Hallucination Phenomena in Multimodal Reasoning Models: Is RL Post-Training Really Learning Visual Information?

Recent research reveals a surprising finding: even without real visual information, reinforcement learning (RL) post-training can still significantly improve the reasoning ability of multimodal large models (MLLMs). Through the "hallucination induction" mechanism, this study found that pure hallucination training even outperforms standard training in some tasks, challenging our traditional understanding of MLLM training mechanisms—performance improvements from RL post-training may stem more from reasoning strategy optimization than visual information understanding.

From Text to Multimodal Transition

The success of models like OpenAI o1 and DeepSeek-R1 in mathematical reasoning has promoted RL post-training to expand into the multimodal domain. However, visual reasoning involves more complex modal interactions, and there is doubt whether the improvement comes from visual understanding or text reasoning strategies.

Hallucination: An Overlooked Diagnostic Tool

Model hallucinations are usually regarded as flaws, but this study puts forward a counterintuitive view: hallucinations can be used as a tool to understand the model's learning mechanism.
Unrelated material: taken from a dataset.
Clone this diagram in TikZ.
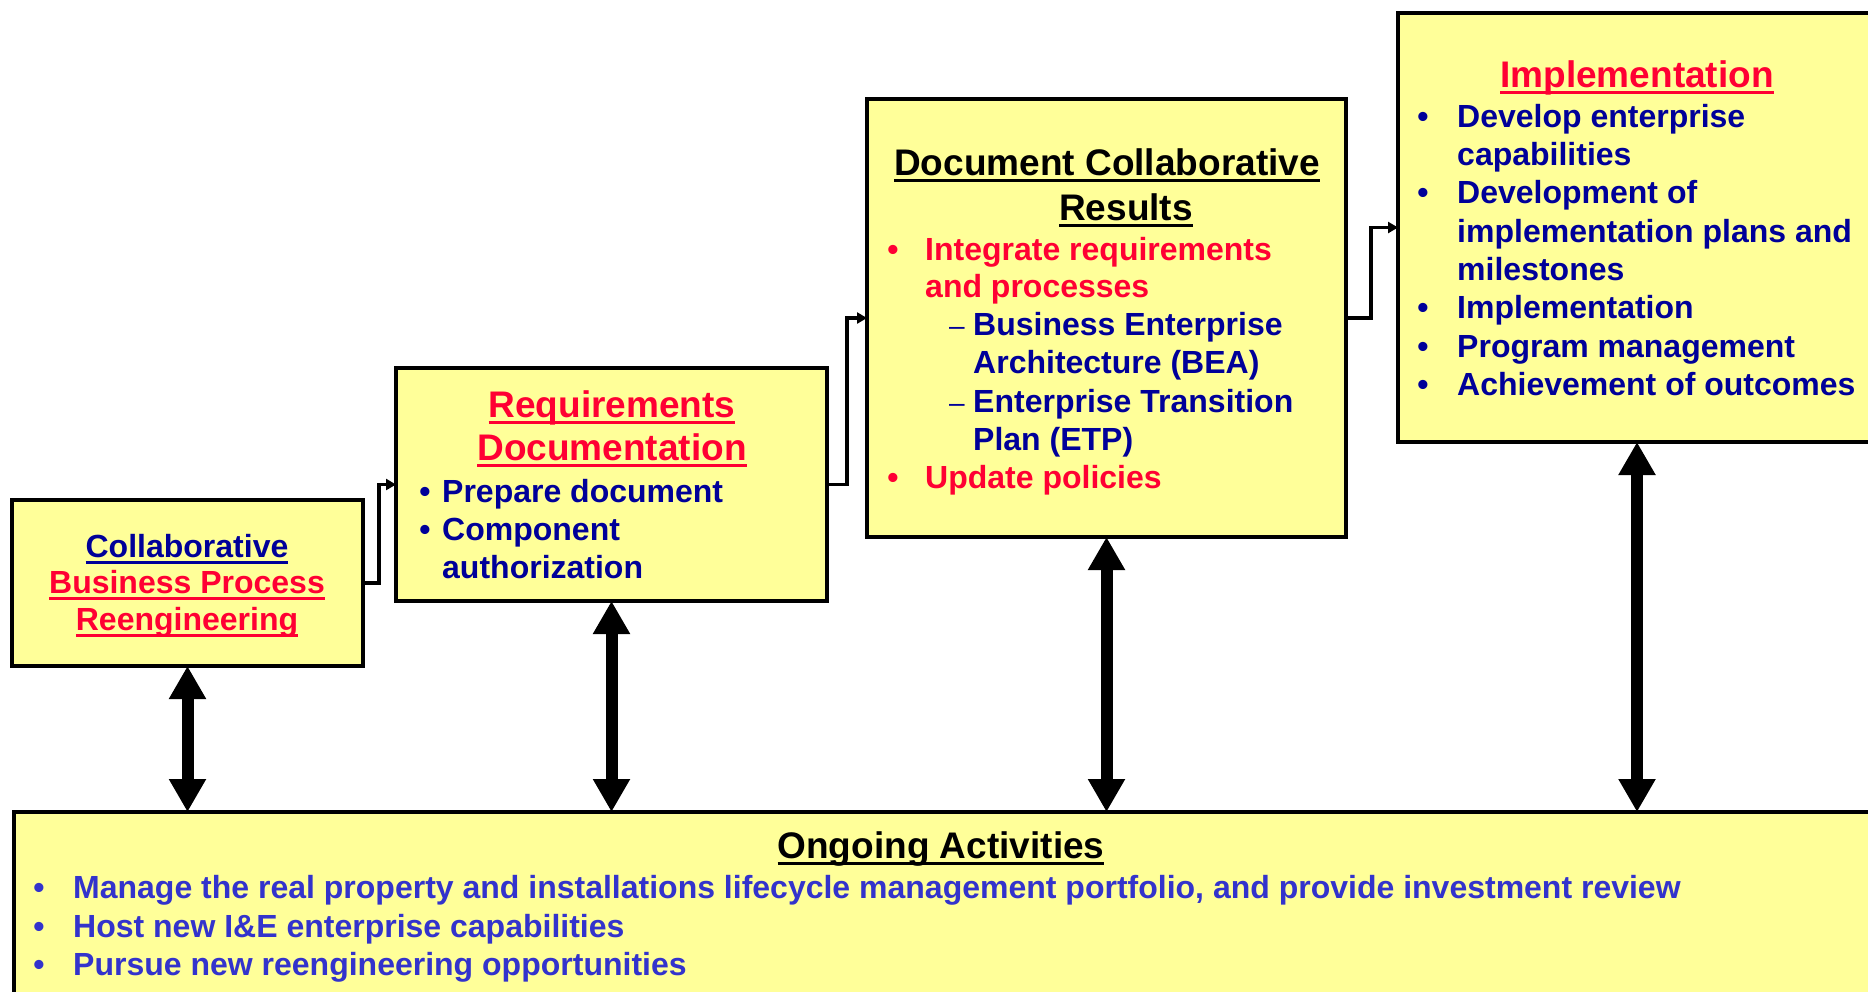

By inducing hallucinations, we can strip away the influence of visual information and observe the real effect of RL training.

Hallucination Induction Strategies

• Image-level damage: blurring, occluding key areas, replacing with irrelevant images
• Text-level interference: inserting misleading information or removing visual-related descriptions
• Cross-modal mismatch: pairing questions with irrelevant images

Experimental Conditions

1. Standard training: normal image-text pairs
2. Pure hallucination training: using damaged data throughout
3. Mixed training: normal + hallucination data By comparing the performance of the three, the real contribution of visual information is quantified.

Experimental Results

• MathVista mathematical chart understanding: accuracy increased by 12-15%
• MMMU multidisciplinary Q&A: improved by 8-10%
• ScienceQA scientific reasoning: pure hallucination training outperformed standard training

In-depth Analysis

RL training improves:

1. Reasoning strategy optimization (decomposing problems, verifying steps)
2. Knowledge retrieval enhancement (extracting information from internal knowledge bases)
3. Answer format learning (identifying format patterns) These abilities do not rely on real visual information.

Challenging Existing Paradigms

• Evaluation flaws: Traditional benchmarks cannot distinguish between visual understanding and text guessing
• Nature of modal fusion: Current MLLMs may be shallow concatenation rather than deep fusion
• RL limitations: Better at optimizing reasoning than perceptual abilities

Future Directions

1. Modal-aware RL design: clearly distinguish between visual and reasoning learning
2. Strict evaluation benchmarks: detect hallucination dependence
3. Cross-modal causal reasoning: identify causal relationships in visuals

Evaluation Advice

• Hallucination stress test: compare performance under normal and damaged images

Training Data

• Focus on answer distribution and format patterns, not just image content

Multimodal Value

• Think about whether the task really needs visual information; a pure text model with reasoning strategies may be sufficient

This study forces us to rethink the definition of "understanding": when a model answers questions correctly without valid visual input, is it super reasoning or not really "seeing"? In the future, we need to simultaneously promote reasoning ability improvement and visual understanding training, clearly distinguish between "visual understanding" and "reasoning guessing", and guide multimodal AI towards maturity. Hallucination is no longer a flaw but a signpost leading to true understanding.